Oh Willie D
Based on the opening shots, it seems Willie Dynamite will latch onto Blaxploitation tropes. Dynamite (Roscoe Orman) drives through a glistening New York night. His purple and gold car reflects street lights, an exuberant, visually loud vehicle, even for a ’70s pimp. In the background his theme song plays. Near a high-class hotel, his women work over potential clients gathered for a small business meeting.
Willie slaps his women. He dresses in comically gaudy suits, wrapped in a wacky combination of fur and brightly colored silk. Willie Dynamite sells the life from a place of masculine power, where women forcibly stay trapped and submissive. Orman’s screen presence dominates, fearsome, and at times, barely controlled in his anger.
This aggressive posturing and mounting cliches lead a distinctive turn. That’s what marks Willie Dynamite; it’s about the breakdown of criminal lifestyles, while feeding a feminist spark. It’s titled Willie Dynamite – that sounds and looks great pouring from a poster – but this is Cora’s (Diana Sands) movie.
She’s the reformer, using her legitimate position of power as a social worker to expose the fraud of Dynamite. Cora takes a young prostitute, turning her toward modeling, away from Dynamite’s abuse. His women begin to rebel as they realize the truth of Dynamite’s scam. Later, Dynamite himself earns her empathy.

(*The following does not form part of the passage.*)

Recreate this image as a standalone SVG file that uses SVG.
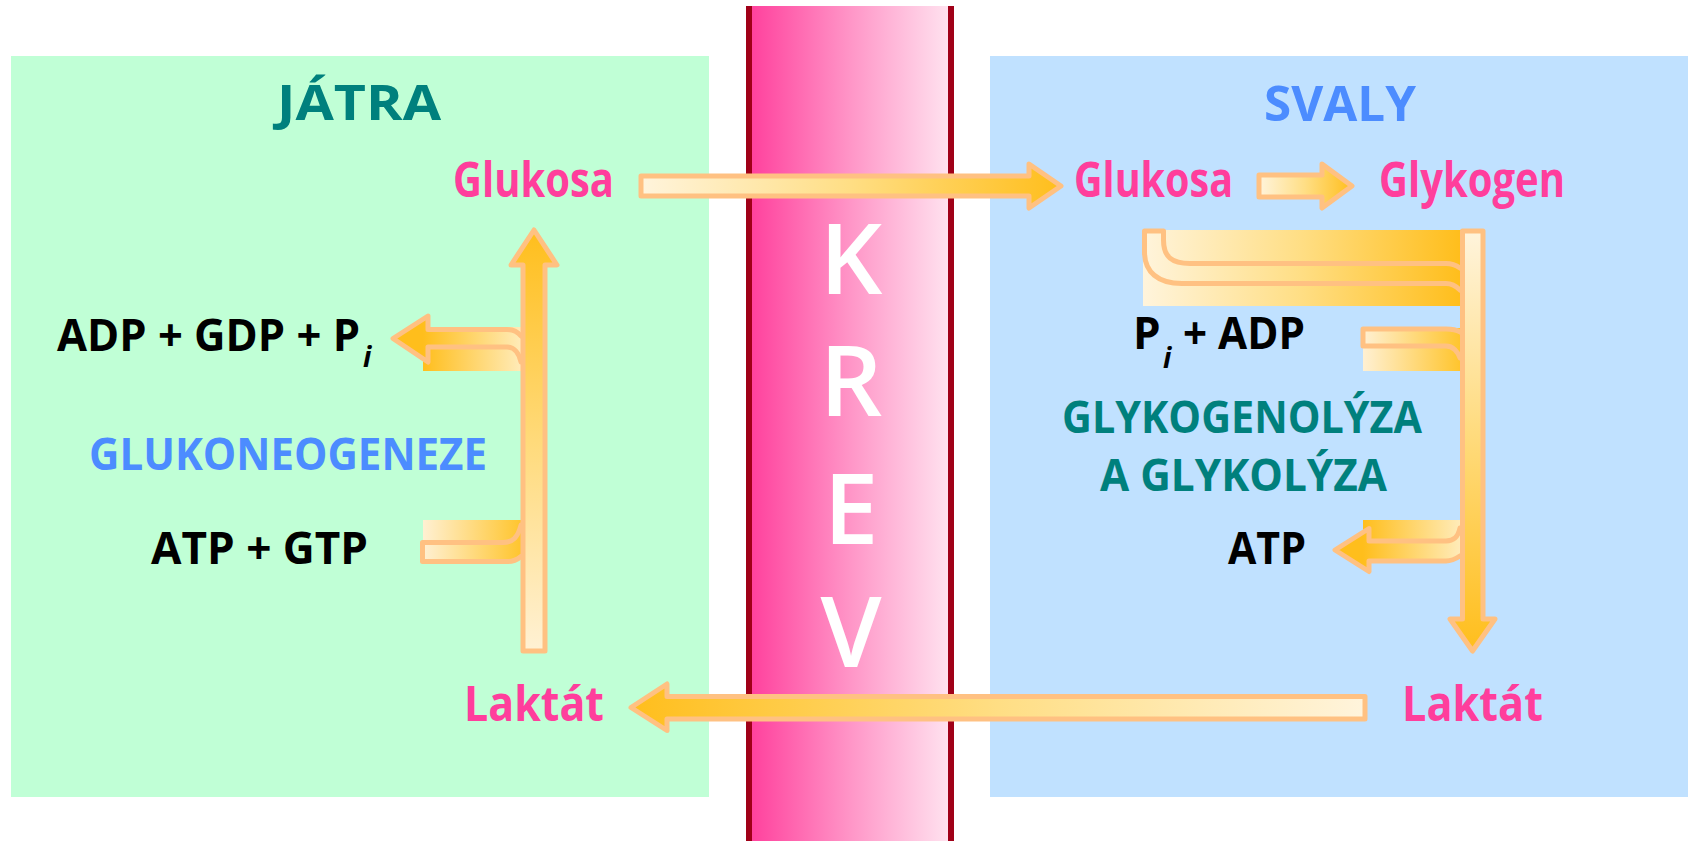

There’s truth to Willie Dynamite
There’s truth to Willie Dynamite
Willie Dynamite doesn’t merely spin itself on a clean axis. Issues of police brutality and racism do drop into this story. Blaxploitation, even in its surrealist form, still came from a place of reality. So too does Willie Dynamite.
What’s to come is the fall. Police begin a targeted take down, shuttering Dynamite’s illicit business, freezing his funds, impounding his car, and letting other pimps into the territory. The result is Dynamite running in cowardice. He doesn’t mow down police. He doesn’t kill rivals. He runs. That man in the beginning, a hero in most Blaxploitation cinema, begins to fall. Soon, he’s behind the wheel of his car crying. It’s a rare moment of emotional honesty in this genre.
Dynamite laughs as he sits at a kitchen table with Cora. “I guess I’m reformed,” he says, marveling at the system working, but acknowledging the effectiveness. There’s genuine remorse in his eyes. Women died under his watch. Another lost a promising modeling career to facial scarring.
There’s truth to Willie Dynamite. Maybe it’s too clean though. In the final shots, he’s goofing around with kids, playing football in the street while wearing a modest (if stylish) brown suit. Dynamite’s consequences extend only to his person. He avoids prison. That’s the fantasy at work, but Willie Dynamite’s positive themes, extending beyond the violence and hate, is an observant, intelligent take on progressive cinema.
Arrow credits MGM with this transfer. That’s for the best. It takes the blame away from them.
This isn’t a disaster, yet the idea of this being a new or modern scan stretches credibility. Heavy and overly thick grain indicates a lower resolution master and probably from a multi-generational source. Arrow’s encode luckily keeps everything contained. Messy as the grain structure looks, any digital intrusion is avoided.
Behind the film stock, a tepidly detailed presentation rests. Facial detail jumps when in close. Reasonable sharpness pulls moderate fidelity, as much as the lagging resolution can. Evidence of mild sharpening creates minor haloing in certain shots. High contrast edges reveal the most as is typical of a lightly touched up transfer.
Willie Dynamite sure is colorful though. Soaking in the ‘70s glamour, Dynamite’s rooms use red chairs, yellow walls, and multi-colored furniture. His purple suit glows when on screen, and fashionable certainly. Better still, that suit is this Blu-ray’s strongest asset.
Time doesn’t fade the imagery. Contrast has pep. Aside from a minor spot on occasion, damage and dirt remain a memory.
Rougher sequences in this PCM presentation sit with the source. An early scene with Willie in his “office” struggles because of camera noise in the background. Dubbing in a scene where local pimps gather stands out as coarse and thin.
Otherwise, Willie Dynamite struggles only a little, mostly because of budget and time. Soundtrack stability marches on, with sharp highs and a moderate bass line. Dialog audibility keeps itself in line.
Historian Sergio Mims provides a great, knowledgeable commentary that dissects themes, the production, and cast.
Full disclosure: This Blu-ray was provided to us for review. This has not affected the editorial process. For information on how we handle review material, please visit our about us page to learn more.
A smart and observant take on the Blaxploitation genre, Willie Dynamite breaks with tradition to tell a truthful inner city story.